[START Dataset section]
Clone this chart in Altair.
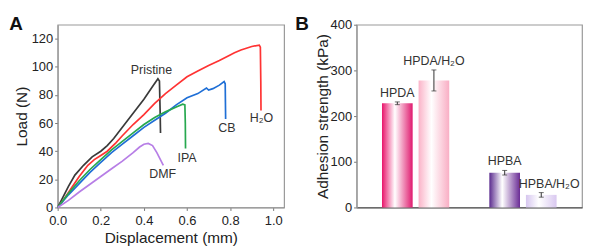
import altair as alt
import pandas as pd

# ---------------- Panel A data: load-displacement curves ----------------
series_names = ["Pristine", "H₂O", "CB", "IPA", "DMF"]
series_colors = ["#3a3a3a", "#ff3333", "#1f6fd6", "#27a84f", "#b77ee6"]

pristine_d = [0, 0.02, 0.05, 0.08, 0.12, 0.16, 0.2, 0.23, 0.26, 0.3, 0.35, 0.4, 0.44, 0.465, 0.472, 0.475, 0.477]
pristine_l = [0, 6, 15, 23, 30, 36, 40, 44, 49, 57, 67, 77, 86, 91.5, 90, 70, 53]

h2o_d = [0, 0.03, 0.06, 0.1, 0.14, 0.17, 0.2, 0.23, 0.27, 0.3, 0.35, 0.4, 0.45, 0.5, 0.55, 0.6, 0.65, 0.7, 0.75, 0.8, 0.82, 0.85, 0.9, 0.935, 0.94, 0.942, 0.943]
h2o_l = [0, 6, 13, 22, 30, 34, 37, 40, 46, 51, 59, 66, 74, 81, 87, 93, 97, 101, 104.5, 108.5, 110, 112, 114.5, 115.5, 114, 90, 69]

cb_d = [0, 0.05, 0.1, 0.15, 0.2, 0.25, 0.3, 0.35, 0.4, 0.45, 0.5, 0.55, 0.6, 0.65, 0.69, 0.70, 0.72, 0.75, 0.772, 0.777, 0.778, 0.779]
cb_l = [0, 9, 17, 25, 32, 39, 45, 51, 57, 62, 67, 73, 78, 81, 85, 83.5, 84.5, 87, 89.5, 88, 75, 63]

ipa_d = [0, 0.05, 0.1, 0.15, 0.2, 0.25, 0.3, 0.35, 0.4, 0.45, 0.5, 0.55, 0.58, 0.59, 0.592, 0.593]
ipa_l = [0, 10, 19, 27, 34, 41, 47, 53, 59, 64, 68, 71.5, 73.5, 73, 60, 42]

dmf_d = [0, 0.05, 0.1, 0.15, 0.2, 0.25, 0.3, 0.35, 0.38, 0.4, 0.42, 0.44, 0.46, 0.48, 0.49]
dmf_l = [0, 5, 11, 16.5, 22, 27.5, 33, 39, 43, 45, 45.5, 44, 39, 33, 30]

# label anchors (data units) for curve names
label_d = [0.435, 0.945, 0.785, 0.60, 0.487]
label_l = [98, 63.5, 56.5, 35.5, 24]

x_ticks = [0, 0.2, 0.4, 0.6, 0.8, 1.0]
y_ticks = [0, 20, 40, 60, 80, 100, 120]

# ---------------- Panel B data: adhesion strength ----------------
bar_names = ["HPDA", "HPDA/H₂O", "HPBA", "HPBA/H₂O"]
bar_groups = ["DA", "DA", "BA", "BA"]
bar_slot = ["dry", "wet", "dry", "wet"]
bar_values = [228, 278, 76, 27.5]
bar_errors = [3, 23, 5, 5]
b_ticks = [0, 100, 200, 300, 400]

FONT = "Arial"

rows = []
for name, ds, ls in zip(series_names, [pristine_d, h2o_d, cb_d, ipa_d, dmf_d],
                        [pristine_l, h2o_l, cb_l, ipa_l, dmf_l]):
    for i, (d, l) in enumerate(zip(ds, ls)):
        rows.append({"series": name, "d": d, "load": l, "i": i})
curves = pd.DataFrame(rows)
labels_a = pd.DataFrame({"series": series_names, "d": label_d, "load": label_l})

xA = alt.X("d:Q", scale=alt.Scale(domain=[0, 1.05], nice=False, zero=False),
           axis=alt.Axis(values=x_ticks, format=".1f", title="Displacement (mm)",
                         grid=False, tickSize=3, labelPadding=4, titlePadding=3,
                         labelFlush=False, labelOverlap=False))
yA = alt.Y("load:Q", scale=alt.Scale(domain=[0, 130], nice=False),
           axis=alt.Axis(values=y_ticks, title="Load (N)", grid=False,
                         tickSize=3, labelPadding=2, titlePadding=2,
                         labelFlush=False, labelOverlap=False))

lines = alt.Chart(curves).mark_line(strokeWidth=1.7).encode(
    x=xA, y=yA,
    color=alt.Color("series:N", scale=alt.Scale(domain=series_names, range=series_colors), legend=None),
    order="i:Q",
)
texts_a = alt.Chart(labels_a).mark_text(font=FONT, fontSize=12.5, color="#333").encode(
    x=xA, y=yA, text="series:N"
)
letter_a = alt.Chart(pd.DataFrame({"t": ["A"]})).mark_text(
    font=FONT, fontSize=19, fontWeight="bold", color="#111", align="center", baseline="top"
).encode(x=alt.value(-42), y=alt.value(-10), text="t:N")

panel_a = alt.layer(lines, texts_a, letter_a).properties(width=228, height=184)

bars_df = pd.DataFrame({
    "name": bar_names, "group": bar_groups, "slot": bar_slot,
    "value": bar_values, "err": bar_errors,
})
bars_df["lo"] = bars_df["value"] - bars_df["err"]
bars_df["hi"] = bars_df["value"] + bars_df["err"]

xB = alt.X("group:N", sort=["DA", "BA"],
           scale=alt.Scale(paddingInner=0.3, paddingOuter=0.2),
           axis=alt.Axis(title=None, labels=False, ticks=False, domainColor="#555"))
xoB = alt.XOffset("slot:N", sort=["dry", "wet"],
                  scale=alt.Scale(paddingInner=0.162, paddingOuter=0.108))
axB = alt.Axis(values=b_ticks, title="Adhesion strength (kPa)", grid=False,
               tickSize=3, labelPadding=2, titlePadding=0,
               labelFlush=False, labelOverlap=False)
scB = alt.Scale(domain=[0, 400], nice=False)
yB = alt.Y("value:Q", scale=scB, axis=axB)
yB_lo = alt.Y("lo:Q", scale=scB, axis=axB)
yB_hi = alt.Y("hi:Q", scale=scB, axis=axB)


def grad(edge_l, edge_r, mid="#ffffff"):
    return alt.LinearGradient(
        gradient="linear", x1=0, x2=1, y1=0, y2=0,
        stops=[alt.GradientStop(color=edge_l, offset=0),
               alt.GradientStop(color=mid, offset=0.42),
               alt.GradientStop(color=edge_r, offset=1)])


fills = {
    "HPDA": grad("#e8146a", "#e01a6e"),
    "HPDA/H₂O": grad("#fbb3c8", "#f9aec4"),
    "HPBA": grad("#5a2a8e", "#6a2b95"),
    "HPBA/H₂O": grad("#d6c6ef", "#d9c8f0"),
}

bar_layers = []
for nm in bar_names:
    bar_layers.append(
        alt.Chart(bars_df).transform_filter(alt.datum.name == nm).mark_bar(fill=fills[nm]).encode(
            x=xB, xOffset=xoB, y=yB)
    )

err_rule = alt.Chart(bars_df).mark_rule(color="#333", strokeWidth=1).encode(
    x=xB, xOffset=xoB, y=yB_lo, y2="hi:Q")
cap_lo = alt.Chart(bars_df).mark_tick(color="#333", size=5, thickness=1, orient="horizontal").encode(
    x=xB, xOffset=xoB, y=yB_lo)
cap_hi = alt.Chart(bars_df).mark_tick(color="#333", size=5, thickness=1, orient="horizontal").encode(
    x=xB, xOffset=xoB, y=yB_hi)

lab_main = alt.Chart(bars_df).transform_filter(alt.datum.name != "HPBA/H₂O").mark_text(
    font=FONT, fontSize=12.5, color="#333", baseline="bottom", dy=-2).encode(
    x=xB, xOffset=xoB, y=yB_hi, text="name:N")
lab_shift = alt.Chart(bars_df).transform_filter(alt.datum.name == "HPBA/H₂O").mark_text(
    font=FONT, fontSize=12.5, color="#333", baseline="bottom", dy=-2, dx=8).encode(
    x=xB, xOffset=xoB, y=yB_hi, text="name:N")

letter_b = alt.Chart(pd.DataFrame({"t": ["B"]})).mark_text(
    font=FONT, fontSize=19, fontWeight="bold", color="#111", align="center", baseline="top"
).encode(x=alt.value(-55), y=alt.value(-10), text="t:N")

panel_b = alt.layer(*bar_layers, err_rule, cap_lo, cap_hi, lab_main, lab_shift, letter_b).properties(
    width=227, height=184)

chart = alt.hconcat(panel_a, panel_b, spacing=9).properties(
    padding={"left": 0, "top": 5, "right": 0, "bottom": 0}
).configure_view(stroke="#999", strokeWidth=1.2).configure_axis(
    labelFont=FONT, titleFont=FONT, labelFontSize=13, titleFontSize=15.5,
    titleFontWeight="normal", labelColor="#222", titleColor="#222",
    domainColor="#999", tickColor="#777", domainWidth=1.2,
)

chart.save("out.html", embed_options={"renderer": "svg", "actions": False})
[END Dataset section]
**Set exercise**: The lines from the start of the data through the line that contains "90, 70, 53]" are to be returned exactly, please, with both ends included and every picture left out.

**Exercise solution**:
Clone this chart in Altair.
import altair as alt
import pandas as pd

# ---------------- Panel A data: load-displacement curves ----------------
series_names = ["Pristine", "H₂O", "CB", "IPA", "DMF"]
series_colors = ["#3a3a3a", "#ff3333", "#1f6fd6", "#27a84f", "#b77ee6"]

pristine_d = [0, 0.02, 0.05, 0.08, 0.12, 0.16, 0.2, 0.23, 0.26, 0.3, 0.35, 0.4, 0.44, 0.465, 0.472, 0.475, 0.477]
pristine_l = [0, 6, 15, 23, 30, 36, 40, 44, 49, 57, 67, 77, 86, 91.5, 90, 70, 53]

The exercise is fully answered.